┌──

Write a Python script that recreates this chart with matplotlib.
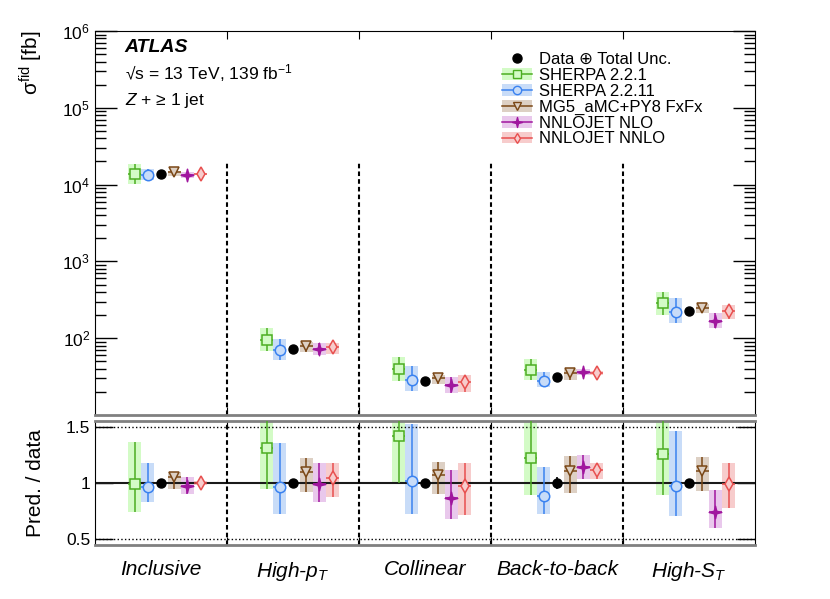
import numpy as np
import matplotlib
matplotlib.use('Agg')
import matplotlib.pyplot as plt
from matplotlib.patches import Patch
from matplotlib.lines import Line2D
from matplotlib.path import Path

plt.rcParams['font.family'] = ['Liberation Sans', 'DejaVu Sans']
plt.rcParams['mathtext.fontset'] = 'custom'
plt.rcParams['mathtext.rm'] = 'Liberation Sans'
plt.rcParams['mathtext.it'] = 'Liberation Sans:italic'
plt.rcParams['mathtext.bf'] = 'Liberation Sans:bold'

# categories and measured cross sections [fb]
categories = ['Inclusive', 'High-$p_{T}$', 'Collinear', 'Back-to-back', 'High-$S_{T}$']
data_xs = np.array([13700., 72.6, 28.1, 31.7, 226.])
data_unc = np.array([0.035, 0.04, 0.04, 0.056, 0.04])   # relative total unc.

# predictions as ratio to data: central, lower, upper
sherpa221 = [0.99, 1.315, 1.42, 1.22, 1.256]
sherpa221_lo = [0.74, 0.945, 1.0, 0.89, 0.89]
sherpa221_hi = [1.366, 1.86, 2.05, 1.68, 1.78]

sherpa2211 = [0.96, 0.965, 1.018, 0.887, 0.976]
sherpa2211_lo = [0.83, 0.72, 0.72, 0.726, 0.70]
sherpa2211_hi = [1.18, 1.357, 1.53, 1.143, 1.467]

mg5 = [1.056, 1.095, 1.07, 1.107, 1.107]
mg5_lo = [0.95, 0.92, 0.905, 0.91, 0.93]
mg5_hi = [1.10, 1.22, 1.185, 1.244, 1.235]

nlo = [0.97, 0.99, 0.866, 1.14, 0.738]
nlo_lo = [0.90, 0.83, 0.68, 1.04, 0.595]
nlo_hi = [1.05, 1.176, 1.116, 1.25, 0.94]

nnlo = [1.0, 1.045, 0.97, 1.116, 0.994]
nnlo_lo = [0.98, 0.87, 0.71, 1.04, 0.78]
nnlo_hi = [1.02, 1.18, 1.18, 1.18, 1.18]

names = ['SHERPA 2.2.1', 'SHERPA 2.2.11', 'MG5_aMC+PY8 FxFx', 'NNLOJET NLO', 'NNLOJET NNLO']
cen = [sherpa221, sherpa2211, mg5, nlo, nnlo]
low = [sherpa221_lo, sherpa2211_lo, mg5_lo, nlo_lo, nnlo_lo]
upp = [sherpa221_hi, sherpa2211_hi, mg5_hi, nlo_hi, nnlo_hi]
offsets = [-0.2, -0.1, 0.1, 0.2, 0.3]
colors = ['#4cae22', '#3a82f0', '#7a4716', '#a0169e', '#e8504f']
bands = ['#d3fbc6', '#c8dcf8', '#ddd0c4', '#e9c8ec', '#f7cccc']
thin_star = Path.unit_regular_star(4, innerCircle=0.28)
markers = ['s', 'o', 'v', thin_star, 'd']
msizes = [6.5, 7.5, 7.5, 9, 7]
filled = [False, False, False, True, False]

fig = plt.figure(figsize=(8.3, 5.99), dpi=100)
ax1 = fig.add_axes([0.1145, 0.3072, 0.7952, 0.6410])
ax2 = fig.add_axes([0.1145, 0.0902, 0.7952, 0.2070])

xc = np.arange(len(categories)) + 0.5
ones = np.ones(len(categories))

for k in range(len(names)):
    xs = xc + offsets[k]
    r = np.array(cen[k]); lo = np.array(low[k]); hi = np.array(upp[k])
    mfc = colors[k] if filled[k] else bands[k]
    for ax, scale in ((ax1, data_xs), (ax2, ones)):
        c = r * scale; l = lo * scale; h = hi * scale
        ax.bar(xs, h - l, bottom=l, width=0.1, color=bands[k], linewidth=0, zorder=1)
        ax.errorbar(xs, c, yerr=[c - l, h - c], xerr=0.05, fmt='none',
                    ecolor=colors[k], elinewidth=1.1, capsize=0, zorder=3)
        ax.plot(xs, c, linestyle='none', marker=markers[k], ms=msizes[k],
                mfc=mfc, mec=colors[k], mew=1.1, zorder=4)

# data
ax1.errorbar(xc, data_xs, yerr=data_xs * data_unc, fmt='o', color='k', ms=6.5,
             capsize=0, elinewidth=1.2, zorder=5)
ax2.errorbar(xc, ones, yerr=data_unc, fmt='o', color='k', ms=6.5,
             capsize=0, elinewidth=1.2, zorder=5)

# top panel
ax1.set_yscale('log')
ax1.set_ylim(10, 1e6)
ax1.set_xlim(0, 5)
ax1.set_yticks([1e2, 1e3, 1e4, 1e5, 1e6])
ax1.vlines([1, 2, 3, 4], 10, 2e4, colors='k', linestyles=(0, (2.2, 1.5)), lw=1.5, zorder=2)
ax1.set_xticks([1, 2, 3, 4])
ax1.tick_params(axis='x', which='both', direction='in', top=True, bottom=True,
                length=6, labelbottom=False)
ax1.tick_params(axis='y', which='major', direction='in', left=True, right=True,
                length=16, width=1, labelsize=12.5)
ax1.tick_params(axis='y', which='minor', direction='in', left=True, right=True,
                length=8, width=1)
ax1.spines['bottom'].set_color('0.5')
ax1.spines['bottom'].set_linewidth(2)
ax1.set_ylabel('σ$^{\\mathrm{fid}}$ [fb]', fontsize=15, loc='top')
ax1.yaxis.set_label_coords(-0.076, 1.0)

ax1.text(0.045, 0.958, 'ATLAS', transform=ax1.transAxes, fontsize=14,
         fontweight='bold', style='italic', va='center')
ax1.text(0.045, 0.89, '√s = 13 TeV, 139 fb$^{-1}$', transform=ax1.transAxes,
         fontsize=12.5, va='center')
ax1.text(0.045, 0.82, '$Z$ + ≥ 1 jet', transform=ax1.transAxes,
         fontsize=12.5, va='center')

handles = [Line2D([], [], linestyle='none', marker='o', color='k', ms=6.5)]
for k in range(len(names)):
    mfc = colors[k] if filled[k] else bands[k]
    handles.append((Patch(facecolor=bands[k], edgecolor='none'),
                    Line2D([], [], color=colors[k], lw=1.1, marker=markers[k],
                           ms=msizes[k] * 0.8, mfc=mfc, mec=colors[k])))
labels = ['Data ⊕ Total Unc.'] + names
ax1.legend(handles, labels, loc='upper left', bbox_to_anchor=(0.617, 0.945),
           frameon=False, fontsize=12, handlelength=1.8, handletextpad=0.4,
           labelspacing=0.05, borderpad=0, borderaxespad=0)

# ratio panel
ax2.set_xlim(0, 5)
ax2.set_ylim(0.445, 1.555)
ax2.axhline(1, color='0.1', lw=1.5, zorder=2)
ax2.axhline(1.5, color='k', lw=1, ls=':', zorder=2)
ax2.axhline(0.5, color='k', lw=1, ls=':', zorder=2)
for xb in [1, 2, 3, 4]:
    ax2.axvline(xb, color='k', ls=(0, (2.2, 1.5)), lw=1.5, zorder=2)
ax2.set_yticks([0.5, 1, 1.5], ['0.5', '1', '1.5'])
ax2.tick_params(axis='y', which='major', direction='in', left=True, right=True,
                length=13, width=1, labelsize=12.5)
ax2.set_xticks([1, 2, 3, 4])
ax2.set_xticks(xc, minor=True)
ax2.set_xticklabels([])
ax2.set_xticklabels(categories, minor=True, fontsize=15, style='italic')
ax2.tick_params(axis='x', which='major', direction='in', top=True, bottom=True, length=6)
ax2.tick_params(axis='x', which='minor', length=0, pad=11)
for s in ['top', 'bottom']:
    ax2.spines[s].set_color('0.5')
    ax2.spines[s].set_linewidth(2)
ax2.set_ylabel('Pred. / data', fontsize=15)
ax2.yaxis.set_label_coords(-0.076, 0.5)

fig.savefig('out.png', dpi=100)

└──

### Task prompt:
Give back every line exactly as it stands, pictures excluded.

### Right answer:
Write a Python script that recreates this chart with matplotlib.
import numpy as np
import matplotlib
matplotlib.use('Agg')
import matplotlib.pyplot as plt
from matplotlib.patches import Patch
from matplotlib.lines import Line2D
from matplotlib.path import Path

plt.rcParams['font.family'] = ['Liberation Sans', 'DejaVu Sans']
plt.rcParams['mathtext.fontset'] = 'custom'
plt.rcParams['mathtext.rm'] = 'Liberation Sans'
plt.rcParams['mathtext.it'] = 'Liberation Sans:italic'
plt.rcParams['mathtext.bf'] = 'Liberation Sans:bold'

# categories and measured cross sections [fb]
categories = ['Inclusive', 'High-$p_{T}$', 'Collinear', 'Back-to-back', 'High-$S_{T}$']
data_xs = np.array([13700., 72.6, 28.1, 31.7, 226.])
data_unc = np.array([0.035, 0.04, 0.04, 0.056, 0.04])   # relative total unc.

# predictions as ratio to data: central, lower, upper
sherpa221 = [0.99, 1.315, 1.42, 1.22, 1.256]
sherpa221_lo = [0.74, 0.945, 1.0, 0.89, 0.89]
sherpa221_hi = [1.366, 1.86, 2.05, 1.68, 1.78]

sherpa2211 = [0.96, 0.965, 1.018, 0.887, 0.976]
sherpa2211_lo = [0.83, 0.72, 0.72, 0.726, 0.70]
sherpa2211_hi = [1.18, 1.357, 1.53, 1.143, 1.467]

mg5 = [1.056, 1.095, 1.07, 1.107, 1.107]
mg5_lo = [0.95, 0.92, 0.905, 0.91, 0.93]
mg5_hi = [1.10, 1.22, 1.185, 1.244, 1.235]

nlo = [0.97, 0.99, 0.866, 1.14, 0.738]
nlo_lo = [0.90, 0.83, 0.68, 1.04, 0.595]
nlo_hi = [1.05, 1.176, 1.116, 1.25, 0.94]

nnlo = [1.0, 1.045, 0.97, 1.116, 0.994]
nnlo_lo = [0.98, 0.87, 0.71, 1.04, 0.78]
nnlo_hi = [1.02, 1.18, 1.18, 1.18, 1.18]

names = ['SHERPA 2.2.1', 'SHERPA 2.2.11', 'MG5_aMC+PY8 FxFx', 'NNLOJET NLO', 'NNLOJET NNLO']
cen = [sherpa221, sherpa2211, mg5, nlo, nnlo]
low = [sherpa221_lo, sherpa2211_lo, mg5_lo, nlo_lo, nnlo_lo]
upp = [sherpa221_hi, sherpa2211_hi, mg5_hi, nlo_hi, nnlo_hi]
offsets = [-0.2, -0.1, 0.1, 0.2, 0.3]
colors = ['#4cae22', '#3a82f0', '#7a4716', '#a0169e', '#e8504f']
bands = ['#d3fbc6', '#c8dcf8', '#ddd0c4', '#e9c8ec', '#f7cccc']
thin_star = Path.unit_regular_star(4, innerCircle=0.28)
markers = ['s', 'o', 'v', thin_star, 'd']
msizes = [6.5, 7.5, 7.5, 9, 7]
filled = [False, False, False, True, False]

fig = plt.figure(figsize=(8.3, 5.99), dpi=100)
ax1 = fig.add_axes([0.1145, 0.3072, 0.7952, 0.6410])
ax2 = fig.add_axes([0.1145, 0.0902, 0.7952, 0.2070])

xc = np.arange(len(categories)) + 0.5
ones = np.ones(len(categories))

for k in range(len(names)):
    xs = xc + offsets[k]
    r = np.array(cen[k]); lo = np.array(low[k]); hi = np.array(upp[k])
    mfc = colors[k] if filled[k] else bands[k]
    for ax, scale in ((ax1, data_xs), (ax2, ones)):
        c = r * scale; l = lo * scale; h = hi * scale
        ax.bar(xs, h - l, bottom=l, width=0.1, color=bands[k], linewidth=0, zorder=1)
        ax.errorbar(xs, c, yerr=[c - l, h - c], xerr=0.05, fmt='none',
                    ecolor=colors[k], elinewidth=1.1, capsize=0, zorder=3)
        ax.plot(xs, c, linestyle='none', marker=markers[k], ms=msizes[k],
                mfc=mfc, mec=colors[k], mew=1.1, zorder=4)

# data
ax1.errorbar(xc, data_xs, yerr=data_xs * data_unc, fmt='o', color='k', ms=6.5,
             capsize=0, elinewidth=1.2, zorder=5)
ax2.errorbar(xc, ones, yerr=data_unc, fmt='o', color='k', ms=6.5,
             capsize=0, elinewidth=1.2, zorder=5)

# top panel
ax1.set_yscale('log')
ax1.set_ylim(10, 1e6)
ax1.set_xlim(0, 5)
ax1.set_yticks([1e2, 1e3, 1e4, 1e5, 1e6])
ax1.vlines([1, 2, 3, 4], 10, 2e4, colors='k', linestyles=(0, (2.2, 1.5)), lw=1.5, zorder=2)
ax1.set_xticks([1, 2, 3, 4])
ax1.tick_params(axis='x', which='both', direction='in', top=True, bottom=True,
                length=6, labelbottom=False)
ax1.tick_params(axis='y', which='major', direction='in', left=True, right=True,
                length=16, width=1, labelsize=12.5)
ax1.tick_params(axis='y', which='minor', direction='in', left=True, right=True,
                length=8, width=1)
ax1.spines['bottom'].set_color('0.5')
ax1.spines['bottom'].set_linewidth(2)
ax1.set_ylabel('σ$^{\\mathrm{fid}}$ [fb]', fontsize=15, loc='top')
ax1.yaxis.set_label_coords(-0.076, 1.0)

ax1.text(0.045, 0.958, 'ATLAS', transform=ax1.transAxes, fontsize=14,
         fontweight='bold', style='italic', va='center')
ax1.text(0.045, 0.89, '√s = 13 TeV, 139 fb$^{-1}$', transform=ax1.transAxes,
         fontsize=12.5, va='center')
ax1.text(0.045, 0.82, '$Z$ + ≥ 1 jet', transform=ax1.transAxes,
         fontsize=12.5, va='center')

handles = [Line2D([], [], linestyle='none', marker='o', color='k', ms=6.5)]
for k in range(len(names)):
    mfc = colors[k] if filled[k] else bands[k]
    handles.append((Patch(facecolor=bands[k], edgecolor='none'),
                    Line2D([], [], color=colors[k], lw=1.1, marker=markers[k],
                           ms=msizes[k] * 0.8, mfc=mfc, mec=colors[k])))
labels = ['Data ⊕ Total Unc.'] + names
ax1.legend(handles, labels, loc='upper left', bbox_to_anchor=(0.617, 0.945),
           frameon=False, fontsize=12, handlelength=1.8, handletextpad=0.4,
           labelspacing=0.05, borderpad=0, borderaxespad=0)

# ratio panel
ax2.set_xlim(0, 5)
ax2.set_ylim(0.445, 1.555)
ax2.axhline(1, color='0.1', lw=1.5, zorder=2)
ax2.axhline(1.5, color='k', lw=1, ls=':', zorder=2)
ax2.axhline(0.5, color='k', lw=1, ls=':', zorder=2)
for xb in [1, 2, 3, 4]:
    ax2.axvline(xb, color='k', ls=(0, (2.2, 1.5)), lw=1.5, zorder=2)
ax2.set_yticks([0.5, 1, 1.5], ['0.5', '1', '1.5'])
ax2.tick_params(axis='y', which='major', direction='in', left=True, right=True,
                length=13, width=1, labelsize=12.5)
ax2.set_xticks([1, 2, 3, 4])
ax2.set_xticks(xc, minor=True)
ax2.set_xticklabels([])
ax2.set_xticklabels(categories, minor=True, fontsize=15, style='italic')
ax2.tick_params(axis='x', which='major', direction='in', top=True, bottom=True, length=6)
ax2.tick_params(axis='x', which='minor', length=0, pad=11)
for s in ['top', 'bottom']:
    ax2.spines[s].set_color('0.5')
    ax2.spines[s].set_linewidth(2)
ax2.set_ylabel('Pred. / data', fontsize=15)
ax2.yaxis.set_label_coords(-0.076, 0.5)

fig.savefig('out.png', dpi=100)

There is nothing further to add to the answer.